## Spark Transformations 总结&举例

### 1. map(fun) 
- 将 func 函数作用到数据集的每个元素，生成一个新的分布式的数据集并返回

In [1]:
from pyspark.sql import SparkSession
import os, time

os.environ['SPARK_HOME'] = "D:/Spark"
spark = SparkSession.builder.appName("learning_test").getOrCreate()
sc = spark.sparkContext

# map(fun) 将 func 函数作用到数据集的每个元素，生成一个新的分布式的数据集并返回
a = sc.parallelize(('a', 'b', 'c'))
a.map(lambda x: x + '1').collect()

['a1', 'b1', 'c1']

### 2. filter(func)
- 选出所有 func 返回值为 ture 的元素，作为一个新数据集返回

In [6]:
a = sc.parallelize(range(10))
a.filter(lambda x: x%2 == 0).collect()

[0, 2, 4, 6, 8]

### 3. flatMap(func) 
- 与 map 相似，但是每个输入的 item 能够被 map 到 0 个或者更多的 items 输出，也就是说 func 的返回值应当是一个 Sequence，而不是一个单独的 item。

In [7]:
l = ['Hello Python','Hello spark','I am learning']
a = sc.parallelize(l,3)
a.flatMap(lambda line: line.split()).collect()

['Hello', 'Python', 'Hello', 'spark', 'I', 'am', 'learning']

### 4. mapPartitions(func) 
- 与 map 相似，但是 mapPartitions 的输入函数单独作用于 RDD 的每个分区(block)上，因此 func 的输入和返回值都必须是迭代器 iterator。 

    eg. 假设RDD有十个元素0~9，分成三个区，使用mapPartitions返回每个元素的平方。如果使用map方法，map中的输入函数会被调用10次，而使用mapPartitions方法，输入函数只会被调用3次，每个分区被调用1次。

In [8]:
def squareFunc(a):
    for i in a:
        yield i*i
a = sc.parallelize(range(10),3)
a.mapPartitions(squareFunc).collect()

[0, 1, 4, 9, 16, 25, 36, 49, 64, 81]

### 6. sample(withReplacement, fraction, seed) 
- 从数据中抽样，withReplacement 表示是否有放回，withReplacement=true 表示有放回抽样，fraction 为抽样的概率（0<=fraction<=1），seed 为随机种子。

    eg. 从1-100之间抽取样本，被抽取为样本的概率为0.2

In [9]:
data = sc.parallelize(range(1,101),2)
sample = data.sample(True, 0.2)
sample.count()

16

In [10]:
sample.collect()

[7, 18, 22, 27, 31, 34, 42, 46, 46, 51, 55, 64, 69, 73, 78, 99]

__注意: __ Spark 中的 sample 抽样，当w ithReplacement = True 时，相当于采用的是泊松抽样；当 withReplacement = False 时，相当于采用伯努利抽样，fraction 并不是表示抽样得到的样本占原来数据总量的百分比，而是一个元素被抽取为样本的概率。
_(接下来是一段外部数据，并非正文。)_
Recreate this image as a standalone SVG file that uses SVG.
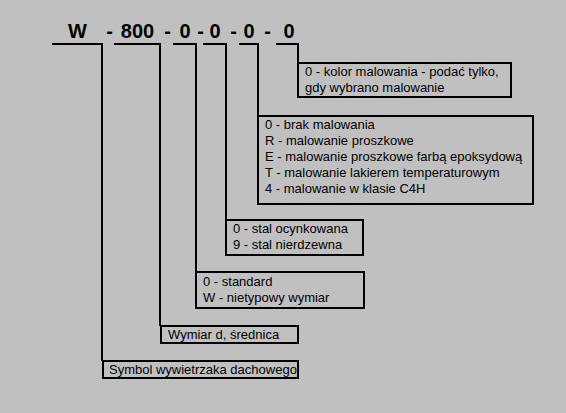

fraction = 0.2 并不是说明要抽出 100 个数字中 20% 的数据作为样本，而是每个数字被抽取为样本的概率为 0.2，这些数字被认为来自同一总体，样本的大小并不是固定的，而是服从二项分布。

### 7. union(otherDataset) 
- 并集操作，将源数据集与 union 中的输入数据集取并集，默认保留重复元素（如果不保留重复元素，可以利用 distinct 操作去除，下边介绍 distinct 时会介绍）。

In [11]:
data1 = sc.parallelize( range(10) )
data2 = sc.parallelize( range(6,15) )
data1.union(data2).collect()

[0, 1, 2, 3, 4, 5, 6, 7, 8, 9, 6, 7, 8, 9, 10, 11, 12, 13, 14]

### 8. intersection(otherDataset) 
- 交集操作，将源数据集与union中的输入数据集取交集，并返回新的数据集。

In [12]:
data1 = sc.parallelize( range(10) )
data2 = sc.parallelize( range(6,15) )
data1.intersection(data2).collect()

[8, 9, 6, 7]

### 9. distinct([numTasks]) 
- 去除数据集中的重复元素。

In [13]:
data1 = sc.parallelize( range(10) )
data2 = sc.parallelize( range(6,15) )
data1.union(data2).distinct().collect()

[0, 8, 1, 9, 2, 10, 3, 11, 4, 12, 5, 13, 6, 14, 7]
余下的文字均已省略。